I’m tired of the vacuum they’ve created in the minds of LSU fans, and the absolutely insanity losing to them creates. And I’m not participating in it. I’m not litigating the state of the program right now, I’m not debating who needs to be fired — firing somebody based off losing to Alabama is completely fucking stupid.

In the parlance of our times, don’t @ me.

There are three games left, all three of them varying degrees of winnable. LSU has a chance to finish with at least 10 regular season wins for the first time in six seasons, and possibly clinch a spot in a New Year’s Six bowl, maybe even the Sugar Bowl against a marquee opponent.

With a team that was picked to win seven games this summer and finish fifth place in the SEC West. That’s a successful season, by any measure, especially in year two for Ed Orgeron. And it’s a chance for this coaching staff to continue to build, work to close the gap and show if they are capable of competing for championships.

Whether they are, or whether they aren’t, shouldn’t, and isn’t determined by what happened on Saturday. If that was enough for you, I doubt that game proved anything you didn’t think you knew on Friday.

That’s my piece. I’m tired. I’m not talking about it anymore. I’m moving on.

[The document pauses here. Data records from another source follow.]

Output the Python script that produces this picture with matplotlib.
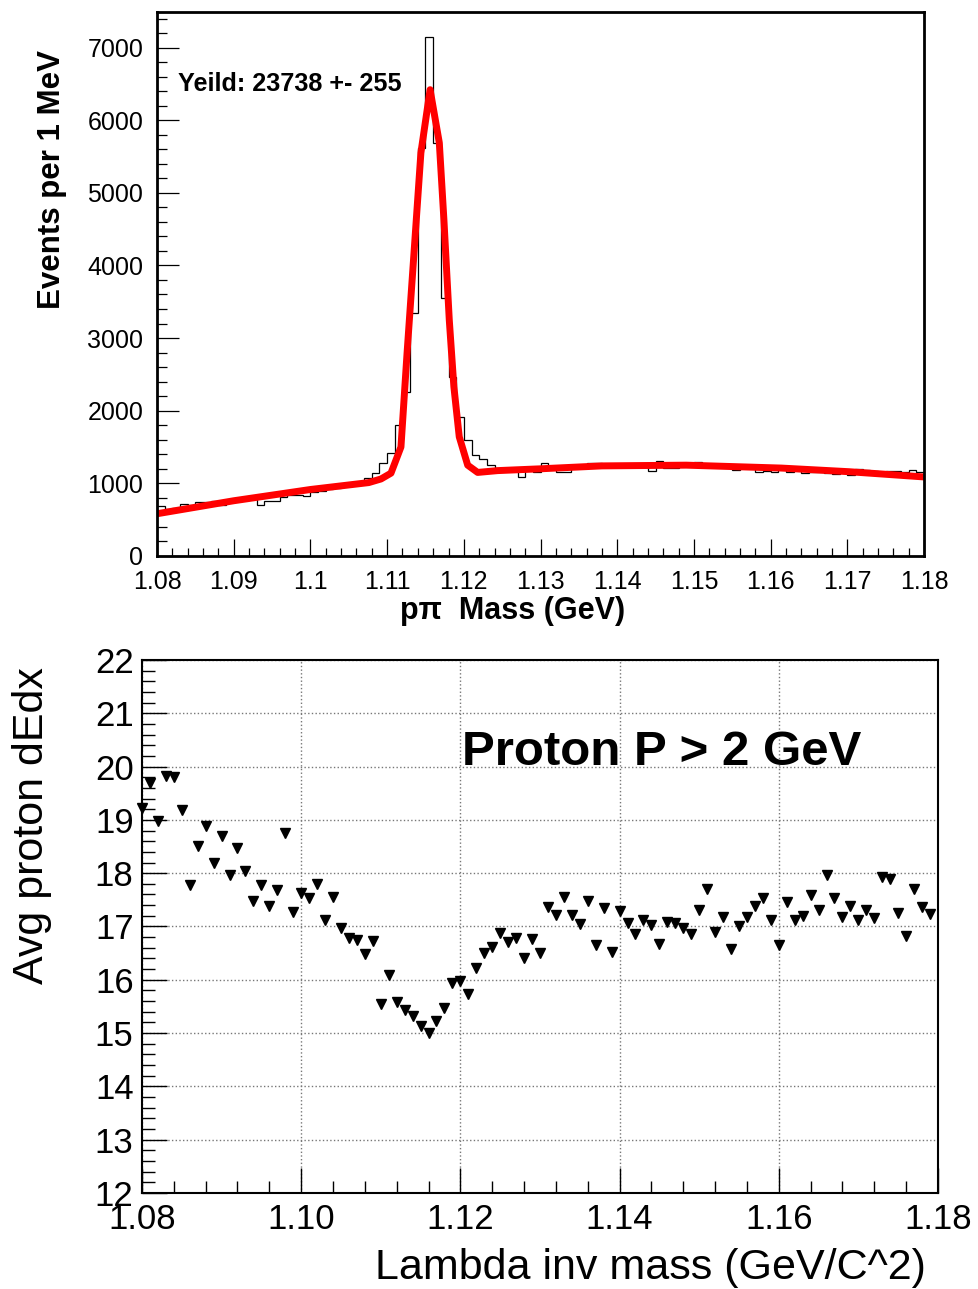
import numpy as np
import matplotlib
matplotlib.use("Agg")
import matplotlib.pyplot as plt
from matplotlib.ticker import MultipleLocator, FuncFormatter

plt.rcParams['font.family'] = ['Liberation Sans', 'DejaVu Sans']

# ========================
# DATA
# ========================
# p-pi invariant mass histogram, 1 MeV bins from 1.08 to 1.18 GeV
hist_edges = np.round(np.linspace(1.08, 1.18, 101), 3)
events = [690, 640, 660, 712, 700, 740, 745, 760, 700, 770,
          790, 800, 810, 700, 755, 760, 810, 840, 840, 820,
          880, 900, 920, 930, 960, 990, 1000, 1070, 1140, 1285,
          1415, 1800, 2260, 3350, 5620, 7150, 5690, 3550, 2470, 1920,
          1590, 1390, 1330, 1250, 1210, 1205, 1200, 1090, 1200, 1150,
          1275, 1230, 1155, 1160, 1215, 1230, 1285, 1275, 1230, 1240,
          1230, 1250, 1240, 1260, 1175, 1310, 1210, 1205, 1260, 1250,
          1300, 1260, 1250, 1240, 1250, 1190, 1250, 1230, 1160, 1170,
          1160, 1200, 1150, 1190, 1140, 1150, 1160, 1140, 1130, 1150,
          1115, 1200, 1190, 1175, 1160, 1170, 1175, 1160, 1190, 1150]

# fit curve (gaussian + background)
fit_mass = [1.0805, 1.0900, 1.1000, 1.1076, 1.1092, 1.1105, 1.1118, 1.1126,
            1.1135, 1.1144, 1.1156, 1.1168, 1.1174, 1.1181, 1.1187, 1.1194,
            1.1205, 1.1218, 1.1244, 1.1300, 1.1380, 1.1490, 1.1614, 1.1702,
            1.1797]
fit_events = [590, 760, 915, 1010, 1060, 1140, 1500, 2800,
              4170, 5550, 6420, 5690, 4630, 3250, 2330, 1640,
              1250, 1150, 1175, 1200, 1240, 1250, 1210, 1160,
              1090]

# average proton dE/dx vs lambda mass
dedx_mass = np.round(np.linspace(1.080, 1.179, 100), 3)
avg_dedx = [19.22, 19.69, 18.97, 19.82, 19.80, 19.19, 17.77, 18.51, 18.89, 18.19,
            18.69, 17.97, 18.47, 18.04, 17.48, 17.77, 17.39, 17.68, 18.75, 17.28,
            17.62, 17.54, 17.79, 17.13, 17.56, 16.97, 16.78, 16.75, 16.49, 16.73,
            15.54, 16.09, 15.58, 15.43, 15.32, 15.14, 15.01, 15.22, 15.47, 15.93,
            15.97, 15.73, 16.22, 16.51, 16.61, 16.87, 16.70, 16.78, 16.40, 16.77,
            16.51, 17.36, 17.22, 17.55, 17.22, 17.05, 17.47, 16.66, 17.34, 16.53,
            17.29, 17.06, 16.86, 17.12, 17.03, 16.67, 17.09, 17.07, 16.97, 16.86,
            17.31, 17.70, 16.90, 17.18, 16.57, 17.00, 17.18, 17.38, 17.54, 17.13,
            16.65, 17.45, 17.12, 17.20, 17.59, 17.30, 17.97, 17.53, 17.18, 17.38,
            17.12, 17.30, 17.16, 17.92, 17.89, 17.25, 16.82, 17.71, 17.36, 17.23]

fig = plt.figure(figsize=(9.79, 12.89), dpi=100)

# ========================
# TOP - MASS HISTOGRAM
# ========================
ax1 = fig.add_axes([0.1604, 0.5687, 0.7835, 0.4220])
ax1.stairs(events, hist_edges, color='black', lw=0.9, baseline=None)
ax1.plot(fit_mass, fit_events, color='#ff0000', lw=5, solid_joinstyle='round')

ax1.set_xlim(1.08, 1.18)
ax1.set_ylim(0, 7490)
ax1.xaxis.set_major_locator(MultipleLocator(0.01))
ax1.xaxis.set_minor_locator(MultipleLocator(0.002))
ax1.yaxis.set_major_locator(MultipleLocator(1000))
ax1.yaxis.set_minor_locator(MultipleLocator(200))
ax1.xaxis.set_major_formatter(FuncFormatter(lambda v, p: f"{v:.2f}".rstrip('0').rstrip('.')))
ax1.yaxis.set_major_formatter(FuncFormatter(lambda v, p: f"{v:.0f}"))
ax1.tick_params(axis='both', which='both', direction='in', width=0.9, labelsize=18)
ax1.tick_params(axis='y', which='major', length=16, pad=10)
ax1.tick_params(axis='y', which='minor', length=7.5)
ax1.tick_params(axis='x', which='major', length=12, pad=10)
ax1.tick_params(axis='x', which='minor', length=6)
for s in ax1.spines.values():
    s.set_linewidth(2)

ax1.text(0.0274, 0.868, "Yeild: 23738 +- 255", transform=ax1.transAxes,
         fontsize=18.2, fontweight='bold', ha='left', va='center')
fig.text(0.053, 1 - 50 / 1289, "Events per 1 MeV", rotation=90, fontsize=22.5,
         fontweight='bold', ha='center', va='top')
fig.text(0.524, 1 - 611 / 1289, "p\u03c0  Mass (GeV)", fontsize=22,
         fontweight='bold', ha='center', va='center')

# ========================
# BOTTOM - dEdx vs MASS
# ========================
ax2 = fig.add_axes([0.1450, 0.0745, 0.8131, 0.4135])
ax2.plot(dedx_mass, avg_dedx, 'v', color='black', ms=7.5, clip_on=False)

ax2.set_xlim(1.08, 1.18)
ax2.set_ylim(12, 22)
ax2.xaxis.set_major_locator(MultipleLocator(0.02))
ax2.xaxis.set_minor_locator(MultipleLocator(0.004))
ax2.yaxis.set_major_locator(MultipleLocator(1))
ax2.yaxis.set_minor_locator(MultipleLocator(0.2))
ax2.xaxis.set_major_formatter(FuncFormatter(lambda v, p: f"{v:.2f}"))
ax2.yaxis.set_major_formatter(FuncFormatter(lambda v, p: f"{v:.0f}"))
ax2.grid(True, which='major', color='#777777', linestyle=':', lw=1)
ax2.tick_params(axis='both', which='both', direction='in', width=1, labelsize=25)
ax2.tick_params(axis='y', which='major', length=18, pad=6)
ax2.tick_params(axis='y', which='minor', length=9)
ax2.tick_params(axis='x', which='major', length=18, pad=7)
ax2.tick_params(axis='x', which='minor', length=9)
for s in ax2.spines.values():
    s.set_linewidth(1.5)

ax2.text(0.402, 0.827, "Proton P > 2 GeV", transform=ax2.transAxes,
         fontsize=35.5, fontweight='bold', ha='left', va='center')
fig.text(0.0327, 1 - 826 / 1289, "Avg proton dEdx", rotation=90, fontsize=31,
         ha='center', va='center')
fig.text(0.664, 1 - 1268 / 1289, "Lambda inv mass (GeV/C^2)", fontsize=31,
         ha='center', va='center')

plt.savefig("out.png", dpi=100)
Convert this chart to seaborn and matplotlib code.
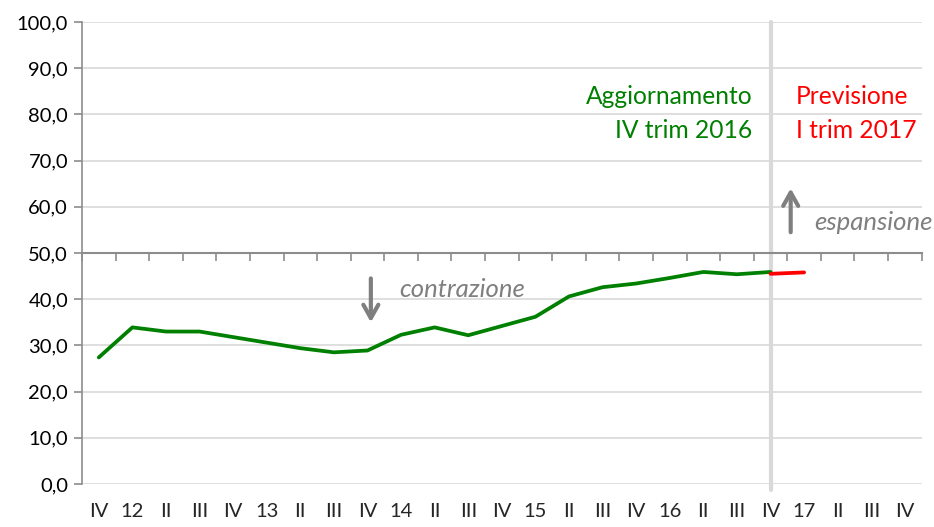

The game itself? My analysis is that Alabama is good. Ridiculously good. They’ve reached a level of talent that makes it difficult to truly evaluate the individual, like those mid-aughts USC teams, or some of the late 90s Florida State squads. When everybody around you is good, and almost everything you see is a simple one-on-one matchup, all you have to do is let your talent ride. If you stop Jerry Jeudy, Alabama has other receivers, or their running backs. The individual is irrelevant against the collective.

I can’t even say if I know that I found Tua all that impressive. He looked a lot like Matt Leinart, who many believed was the next great pro quarterback during his days at USC. And like Leinart, Dwayne Jarrett, Keith Rivers, Darnell Bing, Taylor Mays, Sean Cody, Steve Smith — insert the name of the dominant college player who didn’t look quite so dominant without a team of superstars round him.

Could LSU have played a whole lot better? Sure. Could they have had a better gameplan? Sure. When a nose tackle has 10 tackles and 2.5 sacks — A NOSE TACKLE — the offense is probably going to be screwed from the onset. There’s no scheming around that kind of dominance from the A-gap out.

I think Joe Burrow looked a lot like Danny Etling his first time against them — overwhelmed by the moment. Whether that’s on him, or his preparation, I leave to hotter takes.

LSU’s only shot was to get Alabama’s B or C game and play their A game. LSU played significantly worse and Alabama brought their A-game, as they always do in this matchup. Until that talent gap begins to lessen, nothing else will matter. Not a scheme change, or a strength & conditioning coach, or any of the myriad of rationalizations people are coming up with right now.

I’m moving on to Arkansas. I suggest you do as well. I’m done with this.